The US bond market is however more visibly transparent; including the problems. 11% of US tax revenues approx $400bn are currently being paid just to service interest payments and not to cover any principal. Current interest rates on the 10yr are around half of the average since 1980. Even if we back out the Volcker spike and look at average yields since 1990 it is approx 5.66%.  The average maturity of US debt is approx 4.7 years compared to the UK where it is slightly more than 14 years and Germany where it is just over 6 years. And Bernanke was well aware of this with QE2 targeting the long-end of the curve to bring down rates instead creating a spike higher.

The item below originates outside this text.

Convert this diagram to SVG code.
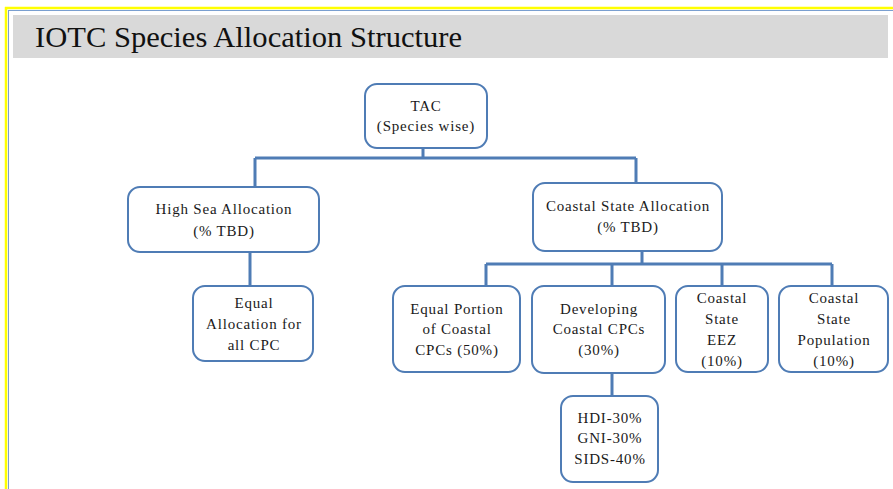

The rollover of US debt is going to be a major challenge for the US economy. Just a small spike in the interest rate can cause the US debt service payments to double annually quite quickly because additional fiscal deficits are adding to existing burdens. The short maturity on this debt heightens these pressures. And there does not seem to be any reverse in policy in tackling debt burdens and the current speed of reducing spending in the US is running at a very pedestrian pace.

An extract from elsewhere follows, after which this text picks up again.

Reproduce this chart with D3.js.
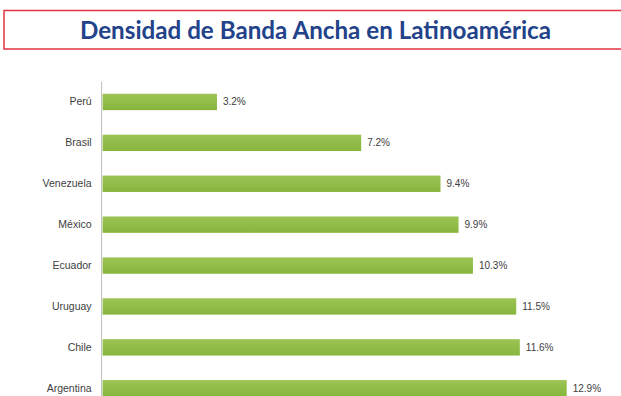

So how does a country with $14 trillion in debt, annual fiscal deficits above $1 trillion and below par ‘GDP growth’ (read my article about ‘GDP growth’) able to increase its capacity to borrow at such historically low rates? There are definitely arguments about the dollar holding world reserve status, the liquidity of US markets, the US as a safe haven and so on but these are all based on history, they are essentially backward-looking while markets are supposed to be forward looking. And of course markets are not efficient. What Madoff is inferring is that there is a whole system and infrastructure which validates and provides the borrowing capacity for the US to continue to spend money and to consume creating an unsustainable dichotomy where on the other side the East saves, invests and produces.  It is essentially the same story but with different characters.

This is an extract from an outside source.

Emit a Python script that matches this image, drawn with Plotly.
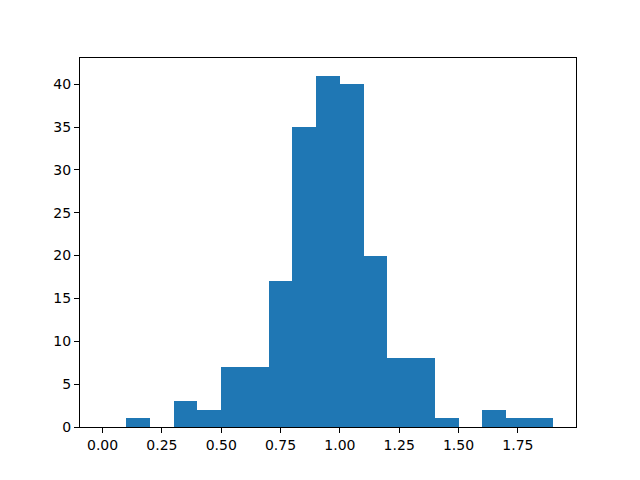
import plotly.graph_objects as go

bin_edges = [round(0.1 * i, 1) for i in range(20)]
counts = [0, 1, 0, 3, 2, 7, 7, 17, 35, 41, 40, 20, 8, 8, 1, 0, 2, 1, 1]
x_ticks = [0.0, 0.25, 0.5, 0.75, 1.0, 1.25, 1.5, 1.75]
x_tick_labels = ["0.00", "0.25", "0.50", "0.75", "1.00", "1.25", "1.50", "1.75"]
y_ticks = [0, 5, 10, 15, 20, 25, 30, 35, 40]

centers = [(bin_edges[i] + bin_edges[i + 1]) / 2 for i in range(len(counts))]
widths = [bin_edges[i + 1] - bin_edges[i] for i in range(len(counts))]

fig = go.Figure(go.Bar(x=centers, y=counts, width=widths,
                       marker=dict(color="#1f77b4", line=dict(width=0))))

axis_common = dict(showline=True, linecolor="black", linewidth=1, mirror=True,
                   ticks="outside", ticklen=5, tickcolor="black", showgrid=False,
                   zeroline=False, tickfont=dict(family="DejaVu Sans", size=14, color="black"))
lo, hi = bin_edges[0], bin_edges[-1]
pad = 0.05 * (hi - lo)
fig.update_xaxes(range=[lo - pad, hi + pad], tickvals=x_ticks, ticktext=x_tick_labels, **axis_common)
fig.update_yaxes(range=[0, max(counts) * 1.05], tickvals=y_ticks, **axis_common)
fig.update_layout(width=640, height=480, margin=dict(l=72, r=72, t=50, b=61),
                  plot_bgcolor="white", paper_bgcolor="white", showlegend=False, bargap=0)
fig.write_html("out.html")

Here we have the Federal Reserve, a very elusive organisation with a mandate to create price stability and low unemployment. Their borrowing is not constrained by the discipline of gold or other precious metals, their intervention in markets in unchecked and their disclosure requirements are very dicey. The Fed itself also buys the own debt it issues and there are credit rating agencies which validate this debt at AAA with the occasional warning of a downgrade if current spending levels remain unchecked. The Fed also provides loans to banks and financial institutions at approximately nothing so there is no counterparty downside and being a sovereign institution with its own currency mitigates risk. Banks and financial institutions are able to profit just on the spread which incentivises them further.

The US bond market right now at least on the long-end of the curve is a Ponzi scheme in that the returns it promises hold no value. The only viable alternative the Fed has now is to print enough dollars to inflate its debt to erode the purchasing power and utility of the dollar. This has never worked throughout history except with it being accompanied by a default of some magnitude. The ills of excessive debt have been recorded even since Biblical times and some nomadic tribes today have been known to settle debts by offering their daughters in marriage. The honest and plausible route would be to dramatically reduce spending. Fed dynamics though have created a great trading environment on the one side but has increased systemic risks even further and has diminished our likelihood of better responding to tail risks and black swans.